YOUR INSTRUCTIONS> From the first line of the data below through the line bearing "152, 170, 170];", reproduce each line exactly; do not include pictures.
--------------------------------------------------
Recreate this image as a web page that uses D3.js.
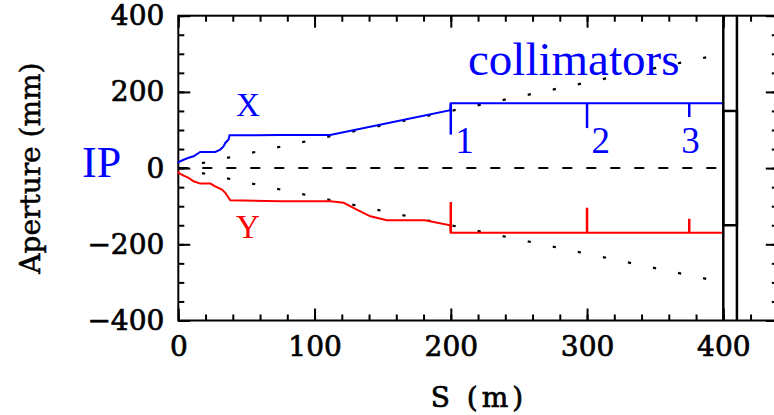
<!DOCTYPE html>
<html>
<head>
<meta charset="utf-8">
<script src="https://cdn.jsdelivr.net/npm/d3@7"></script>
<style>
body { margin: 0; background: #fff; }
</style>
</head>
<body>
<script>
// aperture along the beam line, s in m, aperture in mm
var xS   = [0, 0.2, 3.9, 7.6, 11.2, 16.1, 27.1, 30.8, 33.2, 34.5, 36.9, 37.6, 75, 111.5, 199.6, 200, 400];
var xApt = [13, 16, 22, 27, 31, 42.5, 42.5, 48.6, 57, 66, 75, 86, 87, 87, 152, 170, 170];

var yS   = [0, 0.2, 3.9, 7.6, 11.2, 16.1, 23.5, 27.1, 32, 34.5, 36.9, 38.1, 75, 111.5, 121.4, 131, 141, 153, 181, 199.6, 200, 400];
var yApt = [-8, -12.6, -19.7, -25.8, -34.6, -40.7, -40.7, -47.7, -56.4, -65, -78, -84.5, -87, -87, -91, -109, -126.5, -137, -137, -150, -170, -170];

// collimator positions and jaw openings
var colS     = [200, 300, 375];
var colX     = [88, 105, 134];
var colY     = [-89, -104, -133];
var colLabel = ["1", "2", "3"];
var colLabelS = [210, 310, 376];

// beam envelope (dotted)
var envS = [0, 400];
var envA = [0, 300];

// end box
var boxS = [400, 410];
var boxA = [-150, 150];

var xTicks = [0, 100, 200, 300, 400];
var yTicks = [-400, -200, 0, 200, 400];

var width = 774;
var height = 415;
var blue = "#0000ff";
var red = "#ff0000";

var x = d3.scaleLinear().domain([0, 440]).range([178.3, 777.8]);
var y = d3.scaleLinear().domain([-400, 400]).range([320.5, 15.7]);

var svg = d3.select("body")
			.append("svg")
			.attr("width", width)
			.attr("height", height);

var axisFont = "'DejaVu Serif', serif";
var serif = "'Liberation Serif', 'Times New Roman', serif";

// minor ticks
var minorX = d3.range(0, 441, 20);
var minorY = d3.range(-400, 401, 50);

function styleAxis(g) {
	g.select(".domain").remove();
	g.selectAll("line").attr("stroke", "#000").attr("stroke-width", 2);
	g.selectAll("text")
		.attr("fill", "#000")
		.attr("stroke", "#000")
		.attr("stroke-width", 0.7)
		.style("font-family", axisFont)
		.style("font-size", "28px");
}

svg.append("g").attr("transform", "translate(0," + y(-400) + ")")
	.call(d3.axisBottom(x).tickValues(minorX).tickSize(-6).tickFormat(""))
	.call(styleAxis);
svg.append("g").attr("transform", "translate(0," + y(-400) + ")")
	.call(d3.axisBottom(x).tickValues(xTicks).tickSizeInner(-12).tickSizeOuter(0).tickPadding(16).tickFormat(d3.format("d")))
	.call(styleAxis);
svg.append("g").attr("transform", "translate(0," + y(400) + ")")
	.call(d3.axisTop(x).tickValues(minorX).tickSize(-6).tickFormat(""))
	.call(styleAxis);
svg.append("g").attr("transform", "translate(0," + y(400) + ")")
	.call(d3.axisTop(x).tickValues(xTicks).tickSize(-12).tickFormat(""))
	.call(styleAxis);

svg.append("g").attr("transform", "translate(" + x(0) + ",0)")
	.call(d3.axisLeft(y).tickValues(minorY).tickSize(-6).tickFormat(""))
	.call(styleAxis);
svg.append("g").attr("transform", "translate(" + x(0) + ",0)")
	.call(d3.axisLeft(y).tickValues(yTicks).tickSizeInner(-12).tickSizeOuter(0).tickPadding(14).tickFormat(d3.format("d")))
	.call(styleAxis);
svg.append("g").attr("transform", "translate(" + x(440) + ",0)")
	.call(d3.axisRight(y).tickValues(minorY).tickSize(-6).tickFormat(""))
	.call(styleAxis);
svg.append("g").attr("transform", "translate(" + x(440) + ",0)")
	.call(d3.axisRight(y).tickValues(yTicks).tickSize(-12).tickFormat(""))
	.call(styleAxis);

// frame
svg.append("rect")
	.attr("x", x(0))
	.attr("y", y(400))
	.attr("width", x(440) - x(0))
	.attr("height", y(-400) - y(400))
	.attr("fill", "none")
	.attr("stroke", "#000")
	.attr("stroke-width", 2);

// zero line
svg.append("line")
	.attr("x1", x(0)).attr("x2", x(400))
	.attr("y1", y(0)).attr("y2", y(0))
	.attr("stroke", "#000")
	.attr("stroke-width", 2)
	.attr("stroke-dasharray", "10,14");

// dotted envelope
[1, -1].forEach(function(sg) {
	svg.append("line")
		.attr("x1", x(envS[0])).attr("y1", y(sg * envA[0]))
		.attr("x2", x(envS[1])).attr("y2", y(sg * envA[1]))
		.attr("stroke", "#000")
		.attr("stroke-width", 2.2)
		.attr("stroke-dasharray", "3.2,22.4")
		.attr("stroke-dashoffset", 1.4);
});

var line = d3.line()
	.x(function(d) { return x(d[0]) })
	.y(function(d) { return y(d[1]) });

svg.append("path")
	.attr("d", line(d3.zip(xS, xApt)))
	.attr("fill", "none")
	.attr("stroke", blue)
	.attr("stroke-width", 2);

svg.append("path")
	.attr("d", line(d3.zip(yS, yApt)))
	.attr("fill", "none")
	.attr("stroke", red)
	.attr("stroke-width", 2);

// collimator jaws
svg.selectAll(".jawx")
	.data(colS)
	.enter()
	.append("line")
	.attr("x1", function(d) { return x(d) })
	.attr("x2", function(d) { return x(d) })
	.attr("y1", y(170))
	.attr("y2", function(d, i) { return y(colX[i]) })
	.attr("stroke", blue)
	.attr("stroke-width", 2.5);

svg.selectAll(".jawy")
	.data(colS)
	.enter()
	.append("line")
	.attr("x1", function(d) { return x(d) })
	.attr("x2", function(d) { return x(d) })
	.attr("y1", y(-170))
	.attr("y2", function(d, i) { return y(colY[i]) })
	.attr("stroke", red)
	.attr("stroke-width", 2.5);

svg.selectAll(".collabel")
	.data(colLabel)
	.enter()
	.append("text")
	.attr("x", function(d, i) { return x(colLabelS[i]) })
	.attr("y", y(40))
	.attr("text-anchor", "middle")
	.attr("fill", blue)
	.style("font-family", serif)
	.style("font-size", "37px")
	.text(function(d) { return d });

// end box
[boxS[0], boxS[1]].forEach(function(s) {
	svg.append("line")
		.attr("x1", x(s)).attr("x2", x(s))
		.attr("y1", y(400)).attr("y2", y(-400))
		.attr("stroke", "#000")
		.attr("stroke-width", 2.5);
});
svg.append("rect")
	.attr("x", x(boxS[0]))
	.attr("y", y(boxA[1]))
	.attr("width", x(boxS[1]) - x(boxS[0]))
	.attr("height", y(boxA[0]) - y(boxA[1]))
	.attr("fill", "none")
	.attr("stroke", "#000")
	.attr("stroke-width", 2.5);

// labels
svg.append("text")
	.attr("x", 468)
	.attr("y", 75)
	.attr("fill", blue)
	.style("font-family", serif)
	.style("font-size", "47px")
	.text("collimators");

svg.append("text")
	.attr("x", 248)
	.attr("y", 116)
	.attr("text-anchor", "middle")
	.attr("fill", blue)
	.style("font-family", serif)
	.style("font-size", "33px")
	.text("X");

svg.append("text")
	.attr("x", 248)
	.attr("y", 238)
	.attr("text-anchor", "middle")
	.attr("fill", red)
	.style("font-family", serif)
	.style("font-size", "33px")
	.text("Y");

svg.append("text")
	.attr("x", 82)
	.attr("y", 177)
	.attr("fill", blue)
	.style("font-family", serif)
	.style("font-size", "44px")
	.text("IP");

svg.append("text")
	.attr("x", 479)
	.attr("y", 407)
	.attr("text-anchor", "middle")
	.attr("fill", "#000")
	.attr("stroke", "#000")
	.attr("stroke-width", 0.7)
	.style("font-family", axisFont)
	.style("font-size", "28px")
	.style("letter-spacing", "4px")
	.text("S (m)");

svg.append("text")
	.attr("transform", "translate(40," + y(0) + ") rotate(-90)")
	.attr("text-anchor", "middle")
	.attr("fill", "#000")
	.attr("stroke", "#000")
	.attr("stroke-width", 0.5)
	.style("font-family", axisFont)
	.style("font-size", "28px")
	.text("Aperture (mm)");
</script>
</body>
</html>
--------------------------------------------------
TASK OUTPUT>
Recreate this image as a web page that uses D3.js.
<!DOCTYPE html>
<html>
<head>
<meta charset="utf-8">
<script src="https://cdn.jsdelivr.net/npm/d3@7"></script>
<style>
body { margin: 0; background: #fff; }
</style>
</head>
<body>
<script>
// aperture along the beam line, s in m, aperture in mm
var xS   = [0, 0.2, 3.9, 7.6, 11.2, 16.1, 27.1, 30.8, 33.2, 34.5, 36.9, 37.6, 75, 111.5, 199.6, 200, 400];
var xApt = [13, 16, 22, 27, 31, 42.5, 42.5, 48.6, 57, 66, 75, 86, 87, 87, 152, 170, 170];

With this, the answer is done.